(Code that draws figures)
* * * * * * * * *

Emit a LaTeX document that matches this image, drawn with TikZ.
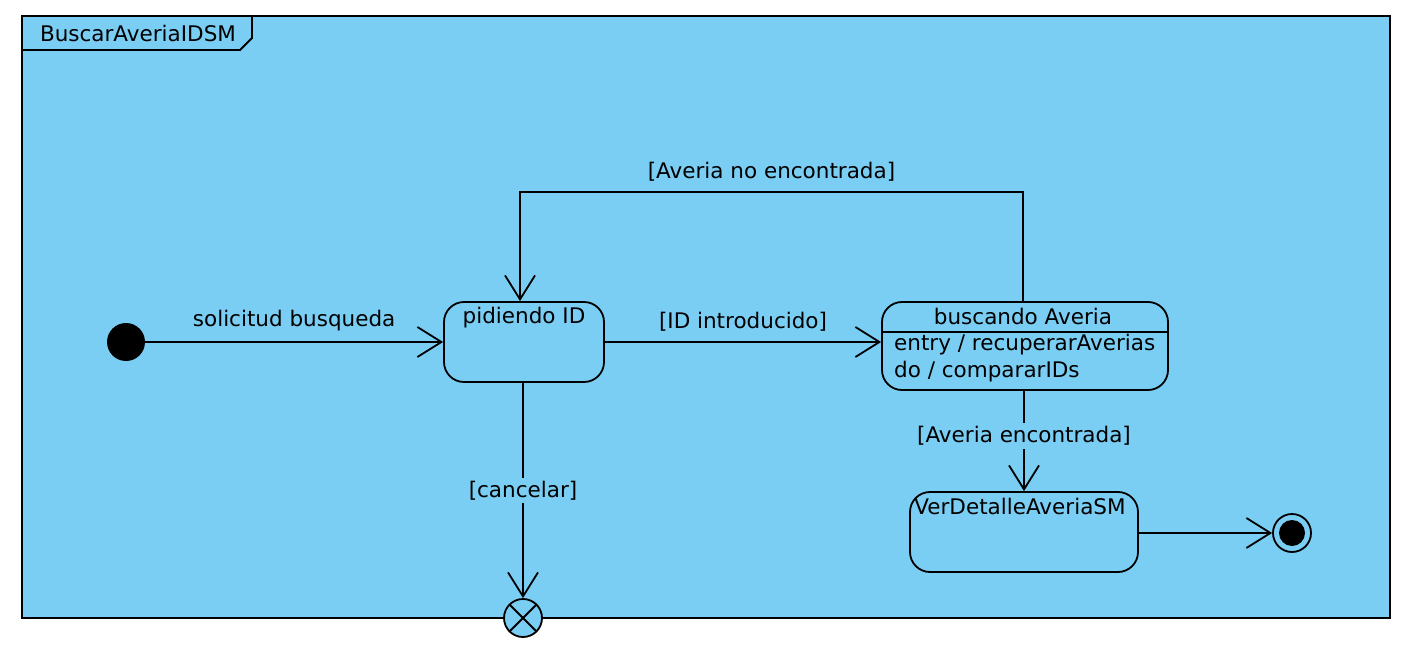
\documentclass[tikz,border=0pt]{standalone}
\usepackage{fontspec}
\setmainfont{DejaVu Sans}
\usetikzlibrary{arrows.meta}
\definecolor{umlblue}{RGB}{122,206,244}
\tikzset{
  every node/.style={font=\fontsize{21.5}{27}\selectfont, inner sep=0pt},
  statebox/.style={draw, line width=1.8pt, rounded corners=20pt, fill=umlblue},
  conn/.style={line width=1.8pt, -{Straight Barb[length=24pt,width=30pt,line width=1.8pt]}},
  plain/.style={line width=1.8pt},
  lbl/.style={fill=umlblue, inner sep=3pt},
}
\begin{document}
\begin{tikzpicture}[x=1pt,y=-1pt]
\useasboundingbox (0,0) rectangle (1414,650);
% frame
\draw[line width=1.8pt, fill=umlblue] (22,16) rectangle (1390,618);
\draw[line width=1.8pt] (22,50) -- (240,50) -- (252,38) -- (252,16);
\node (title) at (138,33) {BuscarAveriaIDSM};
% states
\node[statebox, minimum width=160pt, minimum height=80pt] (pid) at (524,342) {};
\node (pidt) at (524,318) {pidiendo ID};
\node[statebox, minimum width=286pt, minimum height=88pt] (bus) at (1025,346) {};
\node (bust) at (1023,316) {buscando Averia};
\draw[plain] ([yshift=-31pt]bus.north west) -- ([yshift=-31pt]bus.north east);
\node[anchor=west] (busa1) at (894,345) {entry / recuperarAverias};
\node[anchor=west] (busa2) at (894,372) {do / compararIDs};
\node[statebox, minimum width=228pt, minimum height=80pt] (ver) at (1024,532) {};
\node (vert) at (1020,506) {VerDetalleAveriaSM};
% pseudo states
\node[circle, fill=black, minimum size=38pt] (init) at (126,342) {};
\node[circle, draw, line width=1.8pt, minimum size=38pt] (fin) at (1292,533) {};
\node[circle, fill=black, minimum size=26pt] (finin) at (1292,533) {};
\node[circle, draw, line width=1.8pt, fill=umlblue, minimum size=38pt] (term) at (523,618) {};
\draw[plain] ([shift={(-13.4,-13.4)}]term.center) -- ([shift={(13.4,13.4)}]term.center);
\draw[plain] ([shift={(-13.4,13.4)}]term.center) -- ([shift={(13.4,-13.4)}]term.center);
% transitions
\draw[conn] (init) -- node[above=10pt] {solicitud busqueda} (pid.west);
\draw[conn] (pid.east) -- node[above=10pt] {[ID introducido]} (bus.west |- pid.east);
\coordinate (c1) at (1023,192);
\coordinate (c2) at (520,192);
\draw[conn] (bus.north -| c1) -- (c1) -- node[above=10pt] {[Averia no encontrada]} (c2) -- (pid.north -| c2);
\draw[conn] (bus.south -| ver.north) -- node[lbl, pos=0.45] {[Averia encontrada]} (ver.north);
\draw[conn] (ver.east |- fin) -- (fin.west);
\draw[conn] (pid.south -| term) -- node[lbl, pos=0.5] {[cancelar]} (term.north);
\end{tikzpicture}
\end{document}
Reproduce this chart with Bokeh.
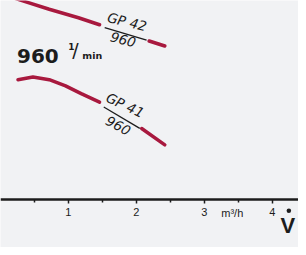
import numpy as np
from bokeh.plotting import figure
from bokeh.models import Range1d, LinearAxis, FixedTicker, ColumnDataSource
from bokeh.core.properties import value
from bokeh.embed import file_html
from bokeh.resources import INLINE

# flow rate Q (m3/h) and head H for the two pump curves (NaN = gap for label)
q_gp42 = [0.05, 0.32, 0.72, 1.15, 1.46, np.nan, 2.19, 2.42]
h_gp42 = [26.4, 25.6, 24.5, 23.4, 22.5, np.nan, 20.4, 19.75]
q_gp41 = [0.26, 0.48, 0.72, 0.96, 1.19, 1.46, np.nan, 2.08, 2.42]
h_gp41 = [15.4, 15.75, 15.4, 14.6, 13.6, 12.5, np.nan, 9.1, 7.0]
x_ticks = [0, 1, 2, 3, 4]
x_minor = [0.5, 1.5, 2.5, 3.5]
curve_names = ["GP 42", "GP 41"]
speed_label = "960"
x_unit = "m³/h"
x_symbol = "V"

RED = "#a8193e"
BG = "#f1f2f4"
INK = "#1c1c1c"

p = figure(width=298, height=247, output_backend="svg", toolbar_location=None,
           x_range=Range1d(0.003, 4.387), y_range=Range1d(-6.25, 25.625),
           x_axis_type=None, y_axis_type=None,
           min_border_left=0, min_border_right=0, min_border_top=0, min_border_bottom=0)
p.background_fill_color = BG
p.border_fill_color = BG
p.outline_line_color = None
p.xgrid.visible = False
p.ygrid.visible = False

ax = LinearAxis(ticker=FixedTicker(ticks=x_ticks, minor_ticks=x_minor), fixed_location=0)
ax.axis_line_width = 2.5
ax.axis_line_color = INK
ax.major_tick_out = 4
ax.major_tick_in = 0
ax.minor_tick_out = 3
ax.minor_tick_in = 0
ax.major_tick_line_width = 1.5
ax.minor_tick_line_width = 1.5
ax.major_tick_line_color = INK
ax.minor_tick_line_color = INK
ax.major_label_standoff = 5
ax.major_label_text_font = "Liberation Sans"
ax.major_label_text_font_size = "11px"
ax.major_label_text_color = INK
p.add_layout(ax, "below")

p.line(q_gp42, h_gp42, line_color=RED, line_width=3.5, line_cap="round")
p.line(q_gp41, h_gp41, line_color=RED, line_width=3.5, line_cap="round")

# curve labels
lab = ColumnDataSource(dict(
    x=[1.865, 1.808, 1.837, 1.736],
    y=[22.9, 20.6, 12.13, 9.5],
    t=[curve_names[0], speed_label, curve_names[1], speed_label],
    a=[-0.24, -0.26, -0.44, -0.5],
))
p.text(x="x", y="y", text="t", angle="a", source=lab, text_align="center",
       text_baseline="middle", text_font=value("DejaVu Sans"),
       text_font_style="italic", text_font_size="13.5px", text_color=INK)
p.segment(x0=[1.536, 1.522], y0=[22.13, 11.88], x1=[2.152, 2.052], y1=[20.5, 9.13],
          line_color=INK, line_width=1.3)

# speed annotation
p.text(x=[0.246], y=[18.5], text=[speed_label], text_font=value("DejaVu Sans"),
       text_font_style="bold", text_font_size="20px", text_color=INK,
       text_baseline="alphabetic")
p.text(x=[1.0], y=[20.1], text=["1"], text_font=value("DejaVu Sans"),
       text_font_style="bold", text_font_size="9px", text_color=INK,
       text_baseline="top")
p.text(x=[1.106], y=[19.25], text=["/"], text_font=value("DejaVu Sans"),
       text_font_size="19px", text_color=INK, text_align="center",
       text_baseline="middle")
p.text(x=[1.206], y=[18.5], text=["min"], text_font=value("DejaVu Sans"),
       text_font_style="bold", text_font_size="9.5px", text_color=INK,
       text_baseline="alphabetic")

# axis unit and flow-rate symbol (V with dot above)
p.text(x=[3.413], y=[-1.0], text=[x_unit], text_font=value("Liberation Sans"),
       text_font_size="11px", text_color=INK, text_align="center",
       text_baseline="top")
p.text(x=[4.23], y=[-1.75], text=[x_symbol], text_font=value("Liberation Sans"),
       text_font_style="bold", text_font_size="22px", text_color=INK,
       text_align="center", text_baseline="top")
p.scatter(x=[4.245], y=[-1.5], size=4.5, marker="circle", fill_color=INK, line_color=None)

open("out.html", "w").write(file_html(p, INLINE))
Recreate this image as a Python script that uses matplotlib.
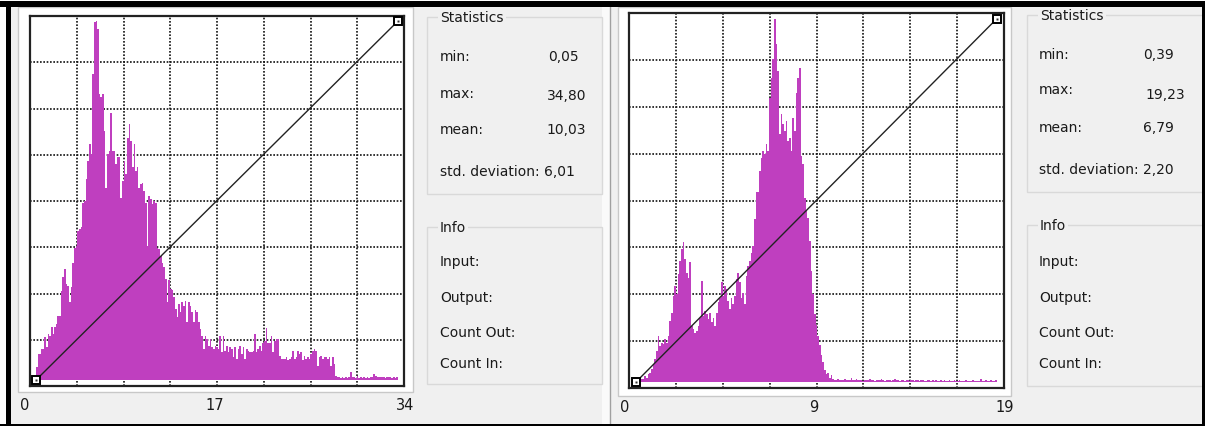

* * * * * * * * *

#### [EXERCISE INSTRUCTIONS]
All of the entries need to be transcribed word for word; pictures are left out.

#### [RIGHT ANSWER]
Emit a LaTeX document that matches this image, drawn with TikZ.
\documentclass[tikz,border=0pt]{standalone}
\usepackage{fontspec}
\setmainfont{DejaVu Sans}
\usetikzlibrary{arrows.meta}
\definecolor{umlblue}{RGB}{122,206,244}
\tikzset{
  every node/.style={font=\fontsize{21.5}{27}\selectfont, inner sep=0pt},
  statebox/.style={draw, line width=1.8pt, rounded corners=20pt, fill=umlblue},
  conn/.style={line width=1.8pt, -{Straight Barb[length=24pt,width=30pt,line width=1.8pt]}},
  plain/.style={line width=1.8pt},
  lbl/.style={fill=umlblue, inner sep=3pt},
}
\begin{document}
\begin{tikzpicture}[x=1pt,y=-1pt]
\useasboundingbox (0,0) rectangle (1414,650);
% frame
\draw[line width=1.8pt, fill=umlblue] (22,16) rectangle (1390,618);
\draw[line width=1.8pt] (22,50) -- (240,50) -- (252,38) -- (252,16);
\node (title) at (138,33) {BuscarAveriaIDSM};
% states
\node[statebox, minimum width=160pt, minimum height=80pt] (pid) at (524,342) {};
\node (pidt) at (524,318) {pidiendo ID};
\node[statebox, minimum width=286pt, minimum height=88pt] (bus) at (1025,346) {};
\node (bust) at (1023,316) {buscando Averia};
\draw[plain] ([yshift=-31pt]bus.north west) -- ([yshift=-31pt]bus.north east);
\node[anchor=west] (busa1) at (894,345) {entry / recuperarAverias};
\node[anchor=west] (busa2) at (894,372) {do / compararIDs};
\node[statebox, minimum width=228pt, minimum height=80pt] (ver) at (1024,532) {};
\node (vert) at (1020,506) {VerDetalleAveriaSM};
% pseudo states
\node[circle, fill=black, minimum size=38pt] (init) at (126,342) {};
\node[circle, draw, line width=1.8pt, minimum size=38pt] (fin) at (1292,533) {};
\node[circle, fill=black, minimum size=26pt] (finin) at (1292,533) {};
\node[circle, draw, line width=1.8pt, fill=umlblue, minimum size=38pt] (term) at (523,618) {};
\draw[plain] ([shift={(-13.4,-13.4)}]term.center) -- ([shift={(13.4,13.4)}]term.center);
\draw[plain] ([shift={(-13.4,13.4)}]term.center) -- ([shift={(13.4,-13.4)}]term.center);
% transitions
\draw[conn] (init) -- node[above=10pt] {solicitud busqueda} (pid.west);
\draw[conn] (pid.east) -- node[above=10pt] {[ID introducido]} (bus.west |- pid.east);
\coordinate (c1) at (1023,192);
\coordinate (c2) at (520,192);
\draw[conn] (bus.north -| c1) -- (c1) -- node[above=10pt] {[Averia no encontrada]} (c2) -- (pid.north -| c2);
\draw[conn] (bus.south -| ver.north) -- node[lbl, pos=0.45] {[Averia encontrada]} (ver.north);
\draw[conn] (ver.east |- fin) -- (fin.west);
\draw[conn] (pid.south -| term) -- node[lbl, pos=0.5] {[cancelar]} (term.north);
\end{tikzpicture}
\end{document}
Reproduce this chart with Bokeh.
import numpy as np
from bokeh.plotting import figure
from bokeh.models import Range1d, LinearAxis, FixedTicker, ColumnDataSource
from bokeh.core.properties import value
from bokeh.embed import file_html
from bokeh.resources import INLINE

# flow rate Q (m3/h) and head H for the two pump curves (NaN = gap for label)
q_gp42 = [0.05, 0.32, 0.72, 1.15, 1.46, np.nan, 2.19, 2.42]
h_gp42 = [26.4, 25.6, 24.5, 23.4, 22.5, np.nan, 20.4, 19.75]
q_gp41 = [0.26, 0.48, 0.72, 0.96, 1.19, 1.46, np.nan, 2.08, 2.42]
h_gp41 = [15.4, 15.75, 15.4, 14.6, 13.6, 12.5, np.nan, 9.1, 7.0]
x_ticks = [0, 1, 2, 3, 4]
x_minor = [0.5, 1.5, 2.5, 3.5]
curve_names = ["GP 42", "GP 41"]
speed_label = "960"
x_unit = "m³/h"
x_symbol = "V"

RED = "#a8193e"
BG = "#f1f2f4"
INK = "#1c1c1c"

p = figure(width=298, height=247, output_backend="svg", toolbar_location=None,
           x_range=Range1d(0.003, 4.387), y_range=Range1d(-6.25, 25.625),
           x_axis_type=None, y_axis_type=None,
           min_border_left=0, min_border_right=0, min_border_top=0, min_border_bottom=0)
p.background_fill_color = BG
p.border_fill_color = BG
p.outline_line_color = None
p.xgrid.visible = False
p.ygrid.visible = False

ax = LinearAxis(ticker=FixedTicker(ticks=x_ticks, minor_ticks=x_minor), fixed_location=0)
ax.axis_line_width = 2.5
ax.axis_line_color = INK
ax.major_tick_out = 4
ax.major_tick_in = 0
ax.minor_tick_out = 3
ax.minor_tick_in = 0
ax.major_tick_line_width = 1.5
ax.minor_tick_line_width = 1.5
ax.major_tick_line_color = INK
ax.minor_tick_line_color = INK
ax.major_label_standoff = 5
ax.major_label_text_font = "Liberation Sans"
ax.major_label_text_font_size = "11px"
ax.major_label_text_color = INK
p.add_layout(ax, "below")

p.line(q_gp42, h_gp42, line_color=RED, line_width=3.5, line_cap="round")
p.line(q_gp41, h_gp41, line_color=RED, line_width=3.5, line_cap="round")

# curve labels
lab = ColumnDataSource(dict(
    x=[1.865, 1.808, 1.837, 1.736],
    y=[22.9, 20.6, 12.13, 9.5],
    t=[curve_names[0], speed_label, curve_names[1], speed_label],
    a=[-0.24, -0.26, -0.44, -0.5],
))
p.text(x="x", y="y", text="t", angle="a", source=lab, text_align="center",
       text_baseline="middle", text_font=value("DejaVu Sans"),
       text_font_style="italic", text_font_size="13.5px", text_color=INK)
p.segment(x0=[1.536, 1.522], y0=[22.13, 11.88], x1=[2.152, 2.052], y1=[20.5, 9.13],
          line_color=INK, line_width=1.3)

# speed annotation
p.text(x=[0.246], y=[18.5], text=[speed_label], text_font=value("DejaVu Sans"),
       text_font_style="bold", text_font_size="20px", text_color=INK,
       text_baseline="alphabetic")
p.text(x=[1.0], y=[20.1], text=["1"], text_font=value("DejaVu Sans"),
       text_font_style="bold", text_font_size="9px", text_color=INK,
       text_baseline="top")
p.text(x=[1.106], y=[19.25], text=["/"], text_font=value("DejaVu Sans"),
       text_font_size="19px", text_color=INK, text_align="center",
       text_baseline="middle")
p.text(x=[1.206], y=[18.5], text=["min"], text_font=value("DejaVu Sans"),
       text_font_style="bold", text_font_size="9.5px", text_color=INK,
       text_baseline="alphabetic")

# axis unit and flow-rate symbol (V with dot above)
p.text(x=[3.413], y=[-1.0], text=[x_unit], text_font=value("Liberation Sans"),
       text_font_size="11px", text_color=INK, text_align="center",
       text_baseline="top")
p.text(x=[4.23], y=[-1.75], text=[x_symbol], text_font=value("Liberation Sans"),
       text_font_style="bold", text_font_size="22px", text_color=INK,
       text_align="center", text_baseline="top")
p.scatter(x=[4.245], y=[-1.5], size=4.5, marker="circle", fill_color=INK, line_color=None)

open("out.html", "w").write(file_html(p, INLINE))
Recreate this image as a Python script that uses matplotlib.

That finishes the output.